Task statement> All pictures are to be skipped; retype only the lines from the top of the entries through the line with "const yTicks = [0, 0.2, 0.4, 0.6, 0.8, 1.0];", both included.

Source material>
....
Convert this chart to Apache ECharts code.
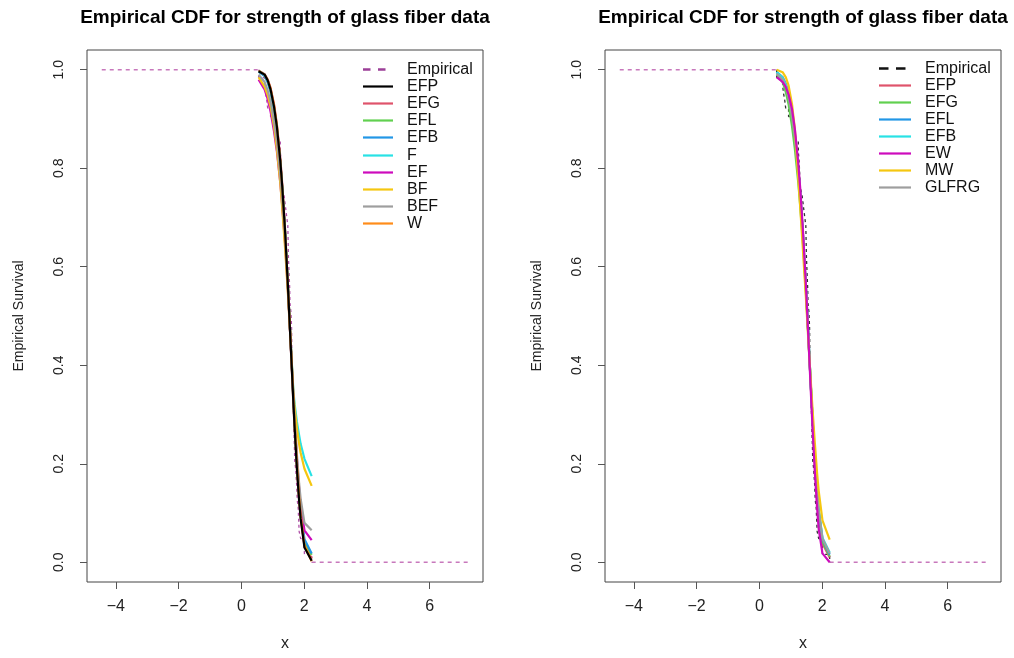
<!DOCTYPE html>
<html>
<head>
<meta charset="utf-8">
<script src="https://cdn.jsdelivr.net/npm/echarts@6/dist/echarts.min.js"></script>
<style>
html,body{margin:0;padding:0;background:#fff;}
#chart{width:1014px;height:658px;}
</style>
</head>
<body>
<div id="chart"></div>
<script>
// ---------- data ----------
const chartTitle = 'Empirical CDF for strength of glass fiber data';
const xTicks = [-4, -2, 0, 2, 4, 6];
const yTicks = [0, 0.2, 0.4, 0.6, 0.8, 1.0];

// empirical survival (step)
const empX = [0.55,0.74,0.77,0.81,0.84,0.93,1.04,1.11,1.13,1.24,1.25,1.27,1.28,1.29,1.30,1.36,1.39,1.42,1.48,1.49,1.50,1.51,1.52,1.53,1.54,1.55,1.58,1.59,1.60,1.61,1.62,1.63,1.64,1.66,1.67,1.68,1.69,1.70,1.73,1.76,1.77,1.78,1.81,1.82,1.84,1.89,2.00,2.01,2.24];
const empS = [0.984,0.968,0.952,0.937,0.921,0.905,0.889,0.873,0.857,0.841,0.825,0.810,0.794,0.778,0.762,0.746,0.730,0.714,0.683,0.651,0.619,0.603,0.587,0.571,0.556,0.524,0.508,0.492,0.476,0.413,0.381,0.365,0.349,0.302,0.286,0.254,0.238,0.206,0.190,0.159,0.143,0.127,0.111,0.095,0.063,0.048,0.032,0.016,0.0];
const extLowX = [-4.45, 0.55];
const extHighX = [2.24, 7.23];

// x positions of the fitted curves
const fitX = [0.55,0.74,0.84,0.93,1.04,1.13,1.24,1.30,1.39,1.48,1.55,1.61,1.66,1.70,1.77,1.84,1.89,2.01,2.24];

// left panel fitted survival curves
const L_EFP = [0.997,0.990,0.978,0.960,0.925,0.885,0.815,0.765,0.675,0.565,0.470,0.390,0.320,0.270,0.190,0.125,0.088,0.030,0.003];
const L_EFG = [0.998,0.991,0.980,0.963,0.930,0.890,0.820,0.770,0.678,0.566,0.470,0.388,0.318,0.268,0.190,0.127,0.090,0.033,0.008];
const L_EFL = [0.996,0.988,0.976,0.958,0.922,0.882,0.812,0.762,0.672,0.565,0.472,0.393,0.325,0.276,0.198,0.134,0.097,0.040,0.015];
const L_EFB = [0.996,0.987,0.974,0.955,0.919,0.878,0.808,0.759,0.670,0.564,0.473,0.396,0.330,0.282,0.205,0.142,0.105,0.047,0.018];
const L_F   = [0.998,0.990,0.977,0.958,0.921,0.879,0.808,0.758,0.668,0.562,0.474,0.402,0.345,0.320,0.285,0.258,0.240,0.210,0.175];
const L_EF  = [0.980,0.960,0.940,0.915,0.875,0.835,0.770,0.725,0.650,0.555,0.470,0.395,0.332,0.285,0.210,0.150,0.115,0.065,0.045];
const L_BF  = [0.985,0.965,0.948,0.925,0.885,0.840,0.770,0.720,0.640,0.550,0.470,0.400,0.340,0.312,0.272,0.240,0.222,0.190,0.155];
const L_BEF = [0.990,0.975,0.958,0.935,0.895,0.855,0.785,0.738,0.660,0.560,0.474,0.398,0.336,0.290,0.218,0.160,0.128,0.080,0.065];
const L_W   = [0.998,0.990,0.979,0.962,0.928,0.887,0.814,0.763,0.671,0.564,0.474,0.394,0.329,0.279,0.200,0.133,0.095,0.035,0.002];

// right panel fitted survival curves
const R_EFP   = [0.995,0.985,0.972,0.953,0.915,0.872,0.800,0.752,0.665,0.562,0.474,0.395,0.330,0.280,0.200,0.135,0.097,0.038,0.010];
const R_EFG   = [0.990,0.975,0.955,0.930,0.885,0.840,0.770,0.725,0.647,0.552,0.470,0.395,0.332,0.284,0.205,0.140,0.102,0.042,0.012];
const R_EFL   = [0.995,0.984,0.970,0.950,0.912,0.868,0.797,0.750,0.664,0.562,0.475,0.397,0.333,0.284,0.206,0.142,0.105,0.047,0.016];
const R_EFB   = [0.995,0.984,0.970,0.950,0.912,0.869,0.798,0.750,0.664,0.562,0.475,0.397,0.334,0.285,0.208,0.145,0.108,0.050,0.020];
const R_EW    = [0.985,0.975,0.965,0.950,0.920,0.880,0.810,0.760,0.672,0.566,0.472,0.388,0.318,0.265,0.180,0.110,0.068,0.018,0.000];
const R_MW    = [1.000,0.995,0.985,0.968,0.930,0.880,0.780,0.722,0.632,0.540,0.462,0.398,0.345,0.305,0.240,0.180,0.145,0.085,0.046];
const R_GLFRG = [0.992,0.980,0.965,0.945,0.905,0.862,0.792,0.745,0.660,0.560,0.474,0.397,0.333,0.285,0.207,0.143,0.106,0.048,0.018];

// ---------- colours ----------
const C = {black:'#000000', pink:'#DF536B', green:'#61D04F', blue:'#2297E6', cyan:'#28E2E5',
           magenta:'#CD0BBC', yellow:'#F5C710', gray:'#9E9E9E', orange:'#FF8C1A'};

const leftCurves = [
  ['EFG', L_EFG, C.pink], ['EFL', L_EFL, C.green], ['EFB', L_EFB, C.blue], ['F', L_F, C.cyan],
  ['EF', L_EF, C.magenta], ['BF', L_BF, C.yellow], ['BEF', L_BEF, C.gray], ['W', L_W, C.orange],
  ['EFP', L_EFP, C.black]
];
const leftOrder = ['EFP','EFG','EFL','EFB','F','EF','BF','BEF','W'];
const rightCurves = [
  ['EFP', R_EFP, C.pink], ['EFG', R_EFG, C.green], ['EFL', R_EFL, C.blue], ['EFB', R_EFB, C.cyan],
  ['GLFRG', R_GLFRG, C.gray], ['MW', R_MW, C.yellow], ['EW', R_EW, C.magenta]
];
const rightOrder = ['EFP','EFG','EFL','EFB','EW','MW','GLFRG'];

const empData = [[empX[0], 1]].concat(empX.map((x, i) => [x, empS[i]]));
const extData = [[extLowX[0], 1], [extLowX[1], 1], null, [extHighX[0], 0], [extHighX[1], 0]];

function pairs(xs, ys) { return xs.map((x, i) => [x, ys[i]]); }

const FONT = '"Liberation Sans", Arial, Helvetica, sans-serif';
const grids = [
  {left: 87, top: 50, width: 396, height: 532},
  {left: 605, top: 50, width: 396, height: 532}
];

function xAxisFor(i) {
  return {
    gridIndex: i, type: 'value', min: -4.92, max: 7.70,
    splitLine: {show: false}, axisLine: {show: false, onZero: false},
    axisTick: {show: true, customValues: xTicks, length: 7, lineStyle: {color: '#555', width: 1}},
    axisLabel: {customValues: xTicks, margin: 17, fontSize: 16, color: '#222', fontFamily: FONT,
      formatter: v => (v < 0 ? '\u2212' + Math.abs(v) : String(v))},
    name: 'x', nameLocation: 'middle', nameGap: 54,
    nameTextStyle: {fontSize: 16, color: '#222', fontFamily: FONT}
  };
}
function yAxisFor(i) {
  return {
    gridIndex: i, type: 'value', min: -0.04, max: 1.04,
    splitLine: {show: false}, axisLine: {show: false, onZero: false},
    axisTick: {show: true, customValues: yTicks, length: 7, lineStyle: {color: '#555', width: 1}},
    axisLabel: {customValues: yTicks, margin: 21, fontSize: 14, rotate: 90, color: '#222', fontFamily: FONT,
      formatter: v => v.toFixed(1)},
    name: 'Empirical Survival', nameLocation: 'middle', nameGap: 61,
    nameTextStyle: {fontSize: 14, color: '#222', fontFamily: FONT}
  };
}

const EXT_COLOR = '#c878bc';
const series = [];
// panel 0
series.push({type: 'line', name: 'ext0', xAxisIndex: 0, yAxisIndex: 0, data: extData, symbol: 'none',
  lineStyle: {color: EXT_COLOR, width: 1.4, type: [4, 4]}, silent: true, z: 1});
series.push({type: 'line', name: 'Empirical', xAxisIndex: 0, yAxisIndex: 0, data: empData, step: 'end', symbol: 'none',
  lineStyle: {color: '#b050a8', width: 1.3, type: [3, 3]}, z: 1});
leftCurves.forEach(([n, ys, col]) => series.push({type: 'line', name: n, xAxisIndex: 0, yAxisIndex: 0,
  data: pairs(fitX, ys), symbol: 'none', lineStyle: {color: col, width: 2.2}, itemStyle: {color: col}, z: 2}));
// panel 1
series.push({type: 'line', name: 'ext1', xAxisIndex: 1, yAxisIndex: 1, data: extData, symbol: 'none',
  lineStyle: {color: EXT_COLOR, width: 1.4, type: [4, 4]}, silent: true, z: 1});
series.push({type: 'line', name: 'Empirical', xAxisIndex: 1, yAxisIndex: 1, data: empData, step: 'end', symbol: 'none',
  lineStyle: {color: '#333', width: 1.3, type: [3, 3]}, z: 1});
rightCurves.forEach(([n, ys, col]) => series.push({type: 'line', name: n, xAxisIndex: 1, yAxisIndex: 1,
  data: pairs(fitX, ys), symbol: 'none', lineStyle: {color: col, width: 2.2}, itemStyle: {color: col}, z: 2}));

// legends drawn as graphic elements (the two panels share names with different colours)
function legendGraphics(order, curves, empColor, x0, lineW, textX, y0, pitch, dash) {
  const els = [];
  const rows = [['Empirical', empColor, true]].concat(order.map(n => [n, curves.find(c => c[0] === n)[2], false]));
  rows.forEach(([name, col, dashed], i) => {
    const y = Math.round(y0 + pitch * i) + 0.5;
    els.push({type: 'line', silent: true, z: 10,
      shape: {x1: x0, y1: y, x2: x0 + (dashed ? dash[0] * 2 + dash[1] : lineW), y2: y},
      style: {stroke: col, lineWidth: dashed ? 2.5 : 2.2, lineDash: dashed ? dash : null}});
    els.push({type: 'text', silent: true, z: 10, x: textX, y: y,
      style: {text: name, fill: '#111', font: '16px ' + FONT, verticalAlign: 'middle', align: 'left'}});
  });
  return els;
}

const option = {
  animation: false,
  backgroundColor: '#fff',
  title: [
    {text: chartTitle, left: 280, top: 3, textAlign: 'center',
     textStyle: {fontSize: 19, fontWeight: 'bold', color: '#000', fontFamily: FONT}},
    {text: chartTitle, left: 798, top: 3, textAlign: 'center',
     textStyle: {fontSize: 19, fontWeight: 'bold', color: '#000', fontFamily: FONT}}
  ],
  grid: grids.map(g => Object.assign({show: true, borderColor: '#444', borderWidth: 1, backgroundColor: 'transparent'}, g)),
  xAxis: [xAxisFor(0), xAxisFor(1)],
  yAxis: [yAxisFor(0), yAxisFor(1)],
  graphic: legendGraphics(leftOrder, leftCurves, '#9c3f98', 363, 30, 407, 69, 17.1, [7.5, 7.5])
    .concat(legendGraphics(rightOrder, rightCurves, '#111', 879, 32, 925, 68, 17, [9.5, 7.5])),
  series: series
};

const chart = echarts.init(document.getElementById('chart'), null, {renderer: 'canvas'});
chart.setOption(option);
</script>
</body>
</html>
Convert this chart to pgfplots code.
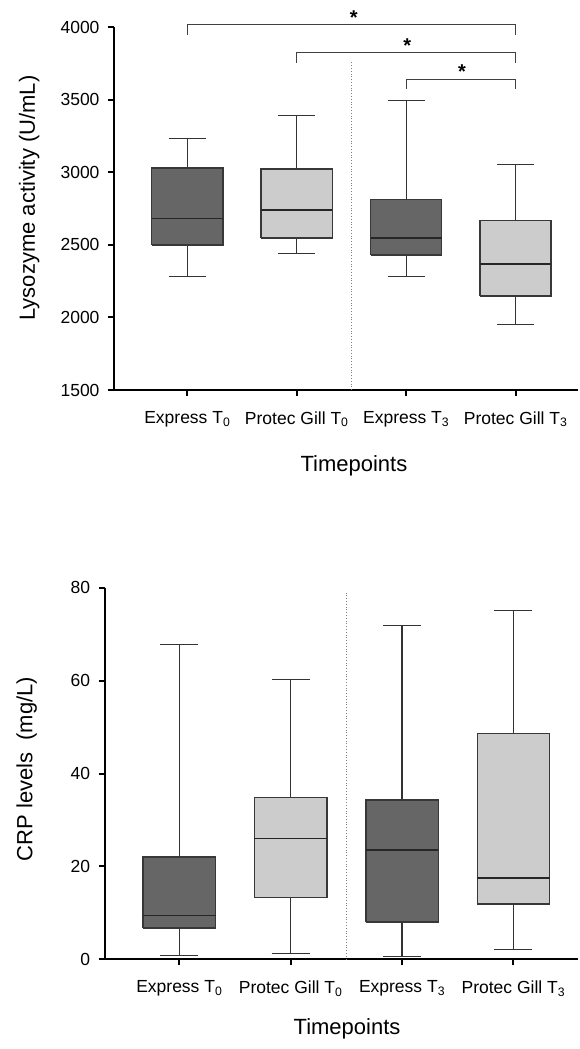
....
Answer to the exercise>
Convert this chart to Apache ECharts code.
<!DOCTYPE html>
<html>
<head>
<meta charset="utf-8">
<script src="https://cdn.jsdelivr.net/npm/echarts@6/dist/echarts.min.js"></script>
<style>
html,body{margin:0;padding:0;background:#fff;}
#chart{width:1014px;height:658px;}
</style>
</head>
<body>
<div id="chart"></div>
<script>
// ---------- data ----------
const chartTitle = 'Empirical CDF for strength of glass fiber data';
const xTicks = [-4, -2, 0, 2, 4, 6];
const yTicks = [0, 0.2, 0.4, 0.6, 0.8, 1.0];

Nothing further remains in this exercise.